Filter the data below for the string "matplotlib" and copy each matching line.
━━━ SUPPLIED DATA ━━━
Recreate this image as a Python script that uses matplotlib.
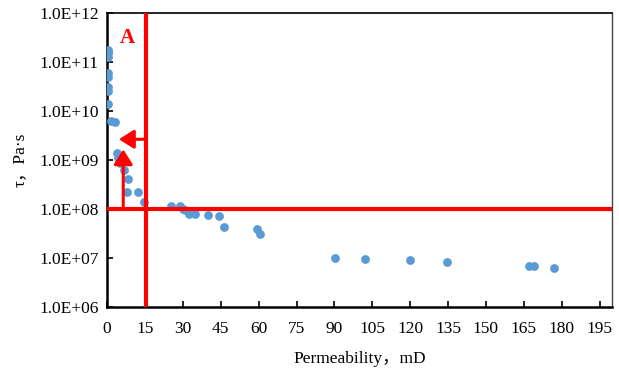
import matplotlib
matplotlib.use("Agg")
import matplotlib.pyplot as plt
from matplotlib.patches import FancyArrowPatch
import numpy as np

# Data
permeability = [0.5, 0.5, 0.5, 0.5, 0.5, 0.5, 0.5, 0.5, 0.5, 1.5, 3.3,
                3.8, 4.5, 5.1, 6.7, 8.4, 8.0, 12.4, 14.7,
                25.3, 28.8, 30.2, 30.8, 32.5, 34.8, 40.0, 44.4, 46.3, 59.5, 60.4,
                90.4, 102.3, 120.1, 134.4, 167.1, 169.0, 177.0]
tau = [1.76e11, 1.6e11, 1.5e11, 1.26e11, 5.97e10, 4.9e10, 3.1e10, 2.57e10, 1.38e10, 6.3e9, 5.9e9,
       1.39e9, 1.1e9, 8.7e8, 6.3e8, 4.1e8, 2.2e8, 2.25e8, 1.37e8,
       1.17e8, 1.17e8, 1.02e8, 9.6e7, 8.1e7, 8.1e7, 7.6e7, 7.2e7, 4.3e7, 4.0e7, 3.1e7,
       1.01e7, 9.5e6, 9.0e6, 8.2e6, 6.9e6, 6.9e6, 6.3e6]

x_ticks = [0, 15, 30, 45, 60, 75, 90, 105, 120, 135, 150, 165, 180, 195]
y_ticks = [1e6, 1e7, 1e8, 1e9, 1e10, 1e11, 1e12]
y_ticklabels = ["1.0E+06", "1.0E+07", "1.0E+08", "1.0E+09", "1.0E+10", "1.0E+11", "1.0E+12"]

threshold_perm = 15.3
threshold_tau = 1e8
arrow_left = (threshold_perm, 4.7, 2.65e9)   # x_start, x_end, y
arrow_up = (6.4, 1e8, 1.65e9)                # x, y_start, y_end

fam = ["Liberation Serif", "Noto Sans CJK SC"]
plt.rcParams["font.family"] = fam

fig = plt.figure(figsize=(6.19, 3.70), dpi=100)
ax = fig.add_axes([0.173, 0.170, 0.816, 0.795])

ax.scatter(permeability, tau, s=40, color="#5B9BD5", zorder=3, linewidths=0)

ax.set_yscale("log")
ax.set_xlim(0, 200)
ax.set_ylim(1e6, 1e12)
ax.set_xticks(x_ticks)
ax.set_xticklabels([str(t) for t in x_ticks])
ax.set_yticks(y_ticks)
ax.set_yticklabels(y_ticklabels)
ax.yaxis.set_minor_locator(matplotlib.ticker.NullLocator())
ax.tick_params(direction="in", length=4, width=1.2, labelsize=12.5, colors="black")
ax.tick_params(axis="y", pad=6)
ax.tick_params(axis="x", pad=10)

ax.set_xlabel("Permeability，mD", fontsize=12.5, family=fam, labelpad=10)
ax.set_ylabel("τ，Pa·s", fontsize=12.5, family=fam, labelpad=8)

for side in ["left", "bottom"]:
    ax.spines[side].set_linewidth(1.8)
ax.spines["top"].set_linewidth(1.2)
ax.spines["right"].set_linewidth(1.0)
ax.spines["right"].set_color("#444444")

ax.axvline(threshold_perm, color="red", lw=3, zorder=4)
ax.axhline(threshold_tau, color="red", lw=3, zorder=4)

a1 = FancyArrowPatch((arrow_left[0], arrow_left[2]), (arrow_left[1], arrow_left[2]),
                     arrowstyle="-|>,head_length=0.6,head_width=0.38", mutation_scale=15,
                     color="red", lw=2.2, shrinkA=0, shrinkB=0, zorder=5)
ax.add_patch(a1)
a2 = FancyArrowPatch((arrow_up[0], arrow_up[1]), (arrow_up[0], arrow_up[2]),
                     arrowstyle="-|>,head_length=0.6,head_width=0.38", mutation_scale=15,
                     color="red", lw=2.2, shrinkA=0, shrinkB=0, zorder=5)
ax.add_patch(a2)

ax.text(7.9, 3.1e11, "A", color="red", fontsize=15, fontweight="bold",
        family="Liberation Serif", ha="center", va="center")

fig.savefig("out.png", dpi=100)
━━━
■ RESPONSE TO THE TASK:
Recreate this image as a Python script that uses matplotlib.
import matplotlib
matplotlib.use("Agg")
import matplotlib.pyplot as plt
from matplotlib.patches import FancyArrowPatch
ax.yaxis.set_minor_locator(matplotlib.ticker.NullLocator())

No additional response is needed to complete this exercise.